Rosengarten deftly loads the oven with dough and as it slowly turns into bread the room is perfumed with a delicious almost popcorn-like smell. “The first bake always comes out the best,” he says. Why? Part superstition, part science, since the bread has plenty of time to proof and the ovens have recovered from the night before. Diners are presented with a plate of thick slices of this bread before their appetizers arrive, accompanied with a small crock of decadent salted butter. While the butter is appropriately rich, it’s almost unnecessary. The bread has a creamy texture and a thick, dark crust that seals in the flavor and texture. The restaurant uses stone-ground organic flour that is milled in upstate New York, Maine, and Canada. “It’s the ancient way of doing it, but it preserves the integrity,” says Rosengarten. “It’s good for the miller, good for the baker, and good for the customer, but it comes at a price.” This artisanal flour costs about four times more than the standard commercial brands, but this is, after all, Union Square Cafe.
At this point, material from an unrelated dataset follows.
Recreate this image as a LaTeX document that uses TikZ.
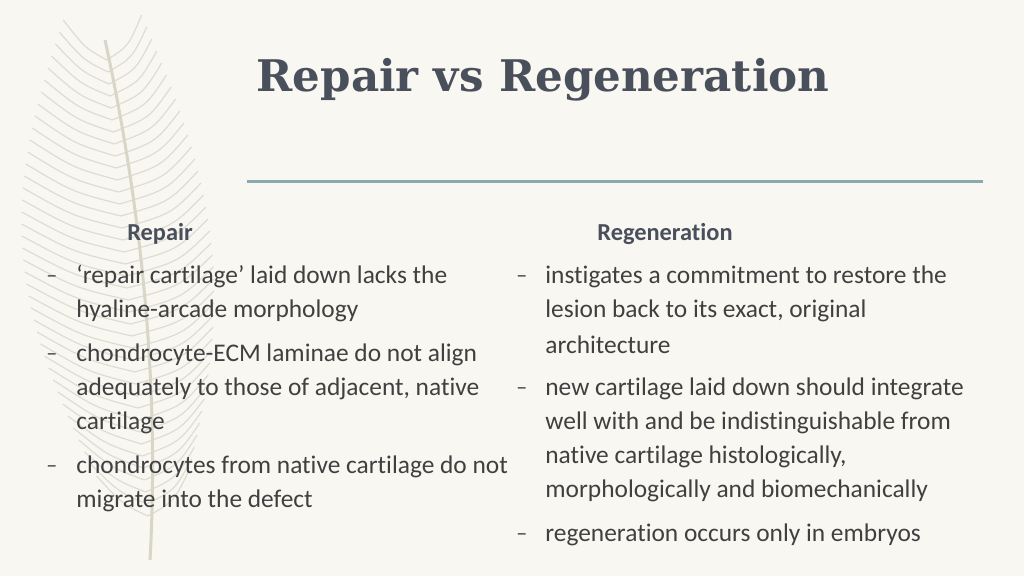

The bread is so resilient that Rosengarten admits they’ll freeze loaves overnight and reheat them without any change in taste. (The hot sample loaf that I took home for research still tasted miraculously fresh days later.) One reason for its longevity is the ultra-dark, purple-black crust. It’s no mistake. Rosengarten and his team of four bread bakers are out for “full caramelization”; instead of setting timers, they watch the loaves bake. I’m tempted to pull them out of the oven when I think they look and smell done. But they’re not dark enough yet. The hardest part? “Don’t lose your nerve,” says Rosengarten, who admits that sometimes a batch may occasionally go too far. (I think he’s trying to make me feel better about my panic.) Given the kitchen now turns out 60 to 90 loaves a day, the process seems to be down to a pretty exact science.
One can judge the success of the bakery and the Union Square Cafe reboot by this bread. During his travels, Meyer tasted a bread in England that he wanted to be the house bread at the new version of the Union Square. He tracked down the baker, Ben Glazer, and lured him across the pond to work with Rosengarten on a recipe. Given the numerous factors that go into baking, from water to type of wheat to elevation, Rosengarten admits what they created may not taste exactly like what inspired Meyer, but that perhaps isn’t the point of the exercise.
Multiple trays of brioche rolls sit on another rolling rack. Each one will be sprayed with an egg wash and dusted with poppy seeds. To get the job done, Rosengarten uses a Rube Goldberg-like contraption consisting of a sprayer bottle head and a plastic quart container full of egg.
Rosengarten and his crew don’t only make the seven different breads for Union Square Cafe. When I visited, they were gearing up for the demand of the neighboring casual bistro, Daily Provisions, which just opened and sells a variety of sandwiches and prepared foods. That means the bread-baking team is now supplying an additional 13 different breads a day. Given Meyer’s success with Shake Shack, it only seems logical that if Daily Provisions is a hit we’ll see more locations around the city and that he’ll have to build an even bigger commercial bakery to supply them.
In the meantime, there is no time for such speculation. I can tell that I’m slowing Rosengarten down and he’s got a mountain of bread to bake. So I say my good-byes and head out into the waking city clutching my hot bread.